Although obtaining a key is a difficult and resource-intensive process for an attacker, it is possible.
Configuration File Sniffing (CFS)
See Sniffing attacks
Content Management System (CMS)
A Content Management System is an application for webdevelopers which they can use to build a fully functional website, it typically contains functionalities like allowing visitors to comment on a (blog)post, to like a blogpost etc. But for webdevelopers it also often contains many handy tools like easy image-including, font-management etc. Well-known CMS's are Wordpress, Joomla and Drupal.
When a certain functionality is wanted by the webdeveloper and not standard-available, he sometimes can install a (third-party) plugin to add this to his website, this is easy because the website-developer doesn't have to write all the source-code himself ánd just like the CMS itself, the plugin is mostly well-maintained and safe to use.

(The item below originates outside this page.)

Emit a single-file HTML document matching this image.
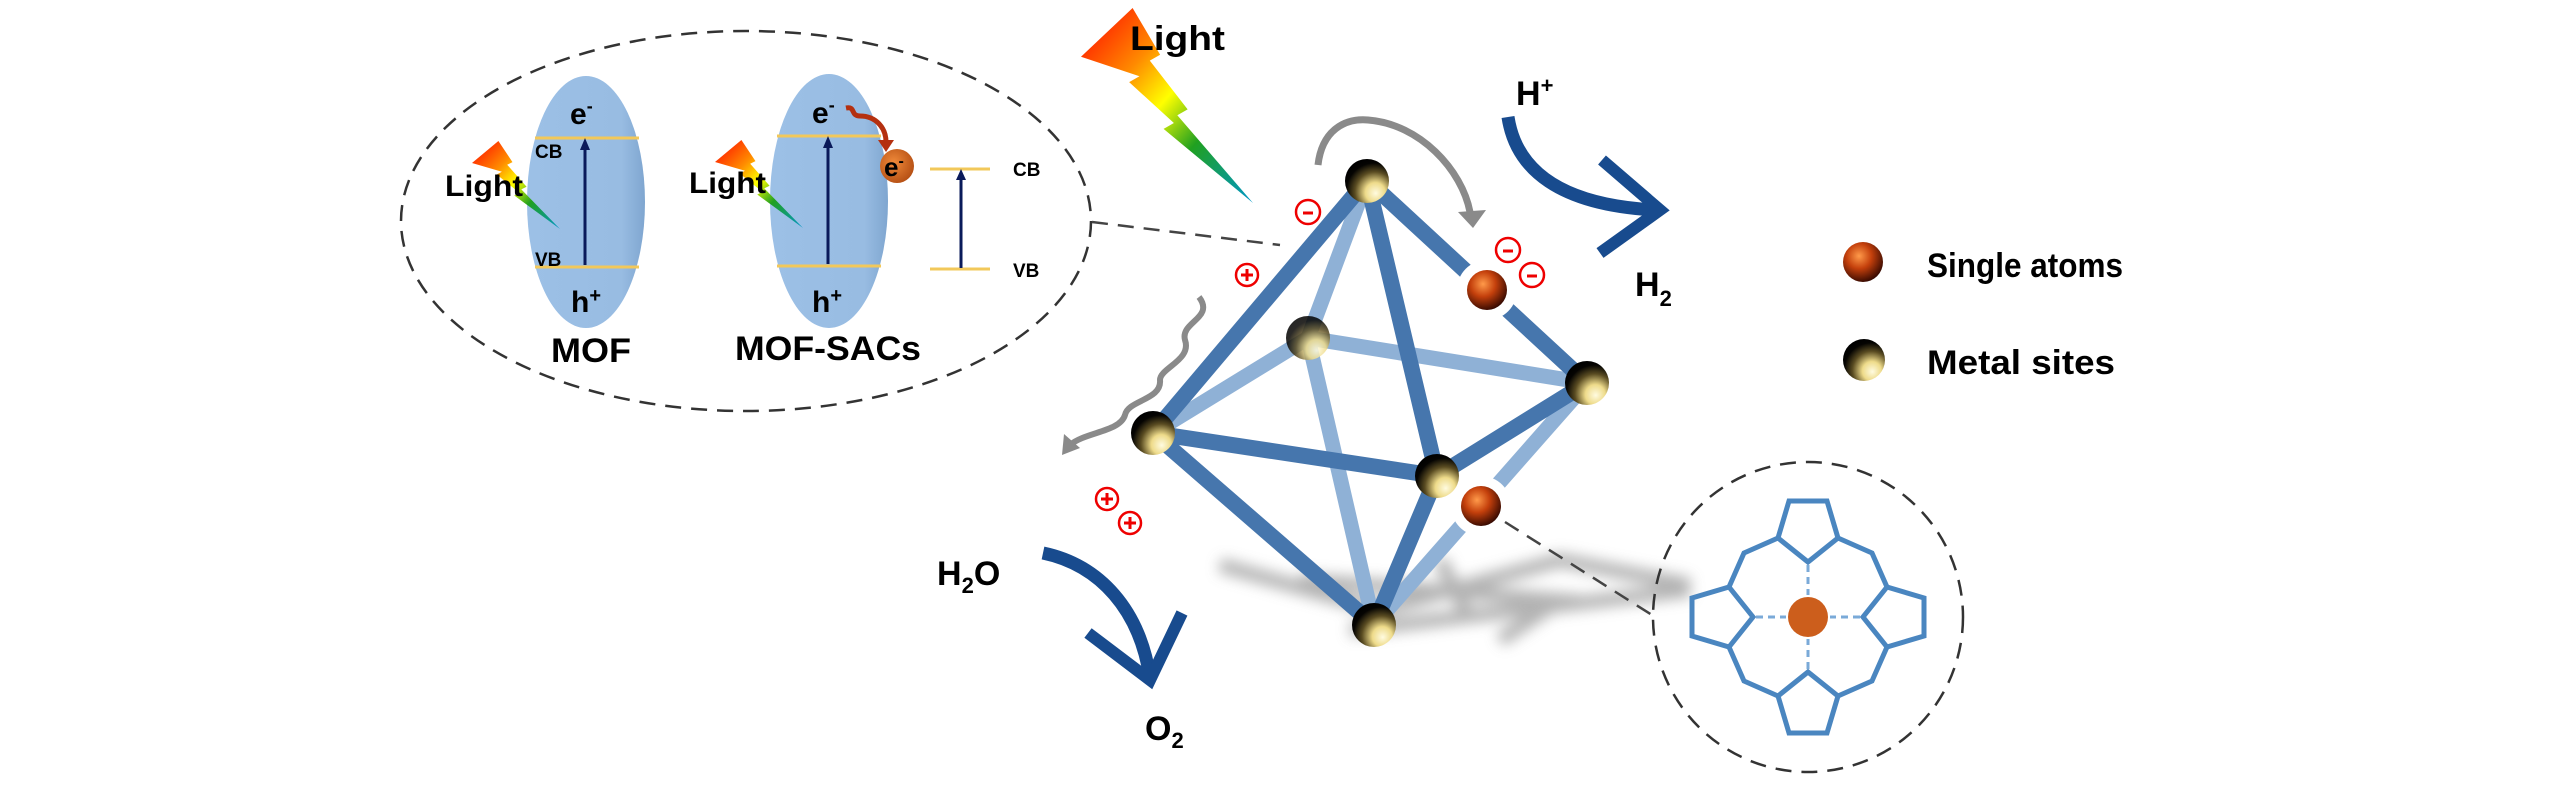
<!DOCTYPE html>
<html><head><meta charset="utf-8">
<style>
html,body{margin:0;padding:0;background:#fff;}
svg{display:block;}
text{font-family:"Liberation Sans",Arial,sans-serif;font-weight:bold;fill:#000;}
</style></head>
<body>
<svg width="2567" height="787" viewBox="0 0 2567 787" xmlns="http://www.w3.org/2000/svg">
<defs>
  <radialGradient id="gold" cx="0.66" cy="0.72" r="0.75" fx="0.7" fy="0.78">
    <stop offset="0" stop-color="#fffbe0"/>
    <stop offset="0.3" stop-color="#eedb8a"/>
    <stop offset="0.6" stop-color="#5a4c22"/>
    <stop offset="0.85" stop-color="#050402"/>
    <stop offset="1" stop-color="#000"/>
  </radialGradient>
  <radialGradient id="sa" cx="0.4" cy="0.35" r="0.7">
    <stop offset="0" stop-color="#ff9a4a"/>
    <stop offset="0.45" stop-color="#c4400c"/>
    <stop offset="1" stop-color="#2a0500"/>
  </radialGradient>
  <radialGradient id="eball" cx="0.4" cy="0.4" r="0.7">
    <stop offset="0" stop-color="#f08a3a"/>
    <stop offset="1" stop-color="#b04a10"/>
  </radialGradient>
  <linearGradient id="bolt" x1="0" y1="0" x2="1" y2="1">
    <stop offset="0" stop-color="#ff0000"/>
    <stop offset="0.3" stop-color="#ff8a00"/>
    <stop offset="0.48" stop-color="#ffff00"/>
    <stop offset="0.68" stop-color="#20a020"/>
    <stop offset="1" stop-color="#0096c8"/>
  </linearGradient>
  <linearGradient id="oval" x1="0" y1="0" x2="1" y2="0">
    <stop offset="0" stop-color="#9cc0e6"/>
    <stop offset="0.8" stop-color="#98bce2"/>
    <stop offset="1" stop-color="#7fa6d0"/>
  </linearGradient>
  <filter id="blur" x="-20%" y="-50%" width="140%" height="200%"><feGaussianBlur stdDeviation="7"/></filter>
  <symbol id="boltS" viewBox="0 0 100 100" preserveAspectRatio="none">
    <polygon points="0,25 30,0 46,24 40,27 62,52 56,55 100,100 48,62 54,59 28,38 34,35" fill="url(#bolt)"/>
  </symbol>
</defs>

<ellipse cx="746" cy="221" rx="345" ry="190" fill="none" stroke="#333" stroke-width="2.5" stroke-dasharray="16,10"/>
<line x1="1092" y1="222" x2="1280" y2="245" stroke="#444" stroke-width="2.5" stroke-dasharray="16,10"/>

<!-- MOF -->
<ellipse cx="586" cy="202" rx="59" ry="126" fill="url(#oval)"/>
<line x1="535" y1="138" x2="639" y2="138" stroke="#f2c85a" stroke-width="3"/>
<line x1="535" y1="267" x2="639" y2="267" stroke="#f2c85a" stroke-width="3"/>
<line x1="585" y1="265" x2="585" y2="148" stroke="#0a1a5a" stroke-width="3"/>
<polygon points="585,138 580,150 590,150" fill="#0a1a5a"/>
<text x="570" y="124" font-size="30">e<tspan font-size="18" dy="-12">-</tspan></text>
<text x="571" y="312" font-size="30">h<tspan font-size="20" dy="-10">+</tspan></text>
<text x="535" y="158" font-size="19">CB</text>
<text x="535" y="266" font-size="19">VB</text>
<use href="#boltS" x="472" y="141" width="88" height="88"/>
<text x="445" y="196" font-size="30" textLength="78" lengthAdjust="spacingAndGlyphs">Light</text>
<text x="551" y="362" font-size="34" textLength="80" lengthAdjust="spacingAndGlyphs">MOF</text>

<!-- MOF-SACs -->
<ellipse cx="829" cy="201" rx="59" ry="127" fill="url(#oval)"/>
<line x1="777" y1="136" x2="881" y2="136" stroke="#f2c85a" stroke-width="3"/>
<line x1="777" y1="266" x2="881" y2="266" stroke="#f2c85a" stroke-width="3"/>
<line x1="828" y1="264" x2="828" y2="146" stroke="#0a1a5a" stroke-width="3"/>
<polygon points="828,136 823,148 833,148" fill="#0a1a5a"/>
<text x="812" y="123" font-size="30">e<tspan font-size="18" dy="-12">-</tspan></text>
<text x="812" y="312" font-size="30">h<tspan font-size="20" dy="-10">+</tspan></text>
<path d="M846,108 C856,106 850,116 860,116 C876,116 886,128 886,142" fill="none" stroke="#b43010" stroke-width="5"/>
<polygon points="878,140 894,140 886,152" fill="#b43010"/>
<circle cx="897" cy="166" r="17" fill="url(#eball)"/>
<text x="884" y="176" font-size="26">e<tspan font-size="16" dy="-10">-</tspan></text>
<line x1="930" y1="169" x2="990" y2="169" stroke="#f2c85a" stroke-width="3"/>
<line x1="930" y1="269" x2="990" y2="269" stroke="#f2c85a" stroke-width="3"/>
<line x1="961" y1="268" x2="961" y2="178" stroke="#0a1a5a" stroke-width="3"/>
<polygon points="961,169 956,180 966,180" fill="#0a1a5a"/>
<text x="1013" y="176" font-size="19">CB</text>
<text x="1013" y="277" font-size="19">VB</text>
<use href="#boltS" x="715" y="140" width="88" height="88"/>
<text x="689" y="193" font-size="30" textLength="77" lengthAdjust="spacingAndGlyphs">Light</text>
<text x="735" y="360" font-size="34" textLength="186" lengthAdjust="spacingAndGlyphs">MOF-SACs</text>

<use href="#boltS" x="1081" y="8" width="172" height="195"/>
<text x="1130" y="50" font-size="34" textLength="95" lengthAdjust="spacingAndGlyphs">Light</text>

<g filter="url(#blur)" stroke="#9a9a9a" stroke-width="14" opacity="0.75" fill="none">
  <path d="M1220,565 L1380,610 L1560,560 L1690,585"/>
  <path d="M1300,580 L1560,600 L1500,640"/>
  <path d="M1350,630 L1690,590"/>
  <path d="M1440,560 L1470,620"/>
</g>

<g stroke="#8fb1d6" stroke-width="15" stroke-linecap="round">
  <line x1="1367" y1="180" x2="1308" y2="338"/>
  <line x1="1308" y1="338" x2="1153" y2="433"/>
  <line x1="1308" y1="338" x2="1587" y2="383"/>
  <line x1="1308" y1="338" x2="1374" y2="625"/>
  <line x1="1587" y1="383" x2="1374" y2="625"/>
</g>
<circle cx="1308" cy="338" r="22" fill="url(#gold)" opacity="0.85"/>
<g stroke="#4676ad" stroke-width="16" stroke-linecap="round">
  <line x1="1367" y1="180" x2="1153" y2="433"/>
  <line x1="1367" y1="180" x2="1437" y2="476"/>
  <line x1="1153" y1="433" x2="1437" y2="476"/>
  <line x1="1437" y1="476" x2="1587" y2="383"/>
  <line x1="1153" y1="433" x2="1374" y2="625"/>
  <line x1="1437" y1="476" x2="1374" y2="625"/>
  <line x1="1367" y1="180" x2="1587" y2="383"/>
</g>
<circle cx="1487" cy="290" r="30" fill="#fff"/>
<circle cx="1481" cy="506" r="30" fill="#fff"/>
<circle cx="1487" cy="290" r="20" fill="url(#sa)"/>
<circle cx="1481" cy="506" r="20" fill="url(#sa)"/>
<g>
  <circle cx="1367" cy="181" r="22" fill="url(#gold)"/>
  <circle cx="1153" cy="433" r="22" fill="url(#gold)"/>
  <circle cx="1587" cy="383" r="22" fill="url(#gold)"/>
  <circle cx="1437" cy="476" r="22" fill="url(#gold)"/>
  <circle cx="1374" cy="625" r="22" fill="url(#gold)"/>
</g>

<path d="M1318,165 C1322,130 1345,118 1368,120 C1420,124 1462,170 1470,212" fill="none" stroke="#8a8a8a" stroke-width="7"/>
<polygon points="1458,212 1486,210 1473,228" fill="#8a8a8a"/>
<path d="M1199,297 C1215,318 1180,322 1185,340 C1192,360 1160,368 1160,380 C1162,400 1128,400 1125,415 C1120,432 1085,432 1070,445" fill="none" stroke="#8a8a8a" stroke-width="6"/>
<polygon points="1062,455 1064,434 1080,448" fill="#8a8a8a"/>

<g fill="none" stroke="#e00" stroke-width="2.5">
  <circle cx="1308" cy="212" r="12"/>
  <circle cx="1508" cy="250" r="12"/>
  <circle cx="1532" cy="275" r="12"/>
  <circle cx="1247" cy="275" r="11"/>
  <circle cx="1107" cy="499" r="11"/>
  <circle cx="1130" cy="523" r="11"/>
</g>
<g stroke="#e00" stroke-width="3">
  <line x1="1303" y1="213" x2="1313" y2="213"/>
  <line x1="1503" y1="251" x2="1513" y2="251"/>
  <line x1="1527" y1="276" x2="1537" y2="276"/>
  <line x1="1241" y1="275" x2="1253" y2="275"/><line x1="1247" y1="269" x2="1247" y2="281"/>
  <line x1="1101" y1="499" x2="1113" y2="499"/><line x1="1107" y1="493" x2="1107" y2="505"/>
  <line x1="1124" y1="523" x2="1136" y2="523"/><line x1="1130" y1="517" x2="1130" y2="529"/>
</g>

<path d="M1508,117 C1516,170 1560,205 1655,210" fill="none" stroke="#184b8e" stroke-width="13"/>
<path d="M1602,160 L1660,210 L1600,253" fill="none" stroke="#184b8e" stroke-width="12"/>
<path d="M1043,553 C1100,565 1140,610 1150,678" fill="none" stroke="#184b8e" stroke-width="13"/>
<path d="M1088,633 L1150,680 L1182,613" fill="none" stroke="#184b8e" stroke-width="12"/>

<text x="1516" y="105" font-size="34">H<tspan font-size="22" dy="-12">+</tspan></text>
<text x="1635" y="296" font-size="34">H<tspan font-size="22" dy="10">2</tspan></text>
<text x="937" y="585" font-size="34">H<tspan font-size="22" dy="8">2</tspan><tspan dy="-8">O</tspan></text>
<text x="1145" y="740" font-size="34">O<tspan font-size="22" dy="8">2</tspan></text>

<circle cx="1863" cy="262" r="20" fill="url(#sa)"/>
<text x="1927" y="277" font-size="34" textLength="196" lengthAdjust="spacingAndGlyphs">Single atoms</text>
<circle cx="1864" cy="360" r="21" fill="url(#gold)"/>
<text x="1927" y="374" font-size="34" textLength="188" lengthAdjust="spacingAndGlyphs">Metal sites</text>

<line x1="1505" y1="522" x2="1652" y2="615" stroke="#444" stroke-width="2.5" stroke-dasharray="16,10"/>
<circle cx="1808" cy="617" r="155" fill="none" stroke="#333" stroke-width="2.5" stroke-dasharray="16,10"/>
<g transform="translate(1808,617)" fill="none" stroke="#4a86c0" stroke-width="5" stroke-linejoin="miter">
  <g id="q">
    <polygon points="-19,-116 19,-116 30,-79 0,-55 -30,-79"/>
    <polyline points="-30,-79 -64,-64 -79,-30"/>
    <line x1="0" y1="-52" x2="0" y2="-22" stroke="#7aaad8" stroke-width="3" stroke-dasharray="7,5"/>
  </g>
  <use href="#q" transform="rotate(90)"/>
  <use href="#q" transform="rotate(180)"/>
  <use href="#q" transform="rotate(270)"/>
</g>
<circle cx="1808" cy="617" r="20" fill="#cc5e1c"/>
</svg>
</body></html>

Risks: not all CMS-plugins are being regularly maintained and updated, this is where hackers can be able to find vulnerabilities and without knowing, the webdeveloper publishes a dangerous script which can harm the visitors. Therefore: webdevelopers always need to make 100% sure that the CMS ánd the plugins they use are safe and regularly updated (which is not always the case).
Conversation eavesdropping
Conversation eavesdropping is a type of network attack where an intruder secretly and explicitly reads (text / e-mail) messages sent between devices. The attacker typically does not want to get noticed so he stays as low-profiled as possible and doesn't change anything in the devices' file-systems. This way the intruder can learn about you or your organization and use this information to find ways to do harm.
Cookies
A cookie is more formally known as an HTTP cookie, a web cookie, an Internet cookie, or a browser cookie. Cookies are typically text files that can provide information about your browsing behavior. It's how you automatically get logged in on sites you've already visited for example. But on the other hand, cookies are part of the advertising ecosystem that knows which advertisements are most likely to draw your attention.
Session cookies stick around as long as you're browsing a site, tracking what you're doing but disappearing when you leave.
Authentication cookies check whether you're logged into that site, and how you identify yourself when you do log in.
Tracking cookies stay on your computer to gradually build a record of your interactions with a given site.
First-party cookies are placed by the site itself, typically for its own use.
Third-party tracking cookies can cause security concerns, since they make it easier for parties you can't identify to watch where you are going and what you are doing online. They might be placed by an advertising network that can watch you on multiple sites and build a rich profile of you.
Supercookies aren't stored on your device: they're inserted at the network level by your service provider.
An evercookie is a JavaScript application programming interface (API) that identifies and reproduces intentionally deleted cookies on your browser.
A zombie cookie is a cookie that recreates itself after being deleted, making zombie cookies tough to manage.
Under normal circumstances, cookies cannot transfer viruses or malware to your computer, because the data in a cookie doesn’t change, it has no way to affect how your computer runs. However, some viruses and malware may be disguised as cookies. For instance: supercookies can be a potential security concern, and many browsers offer a way to block them.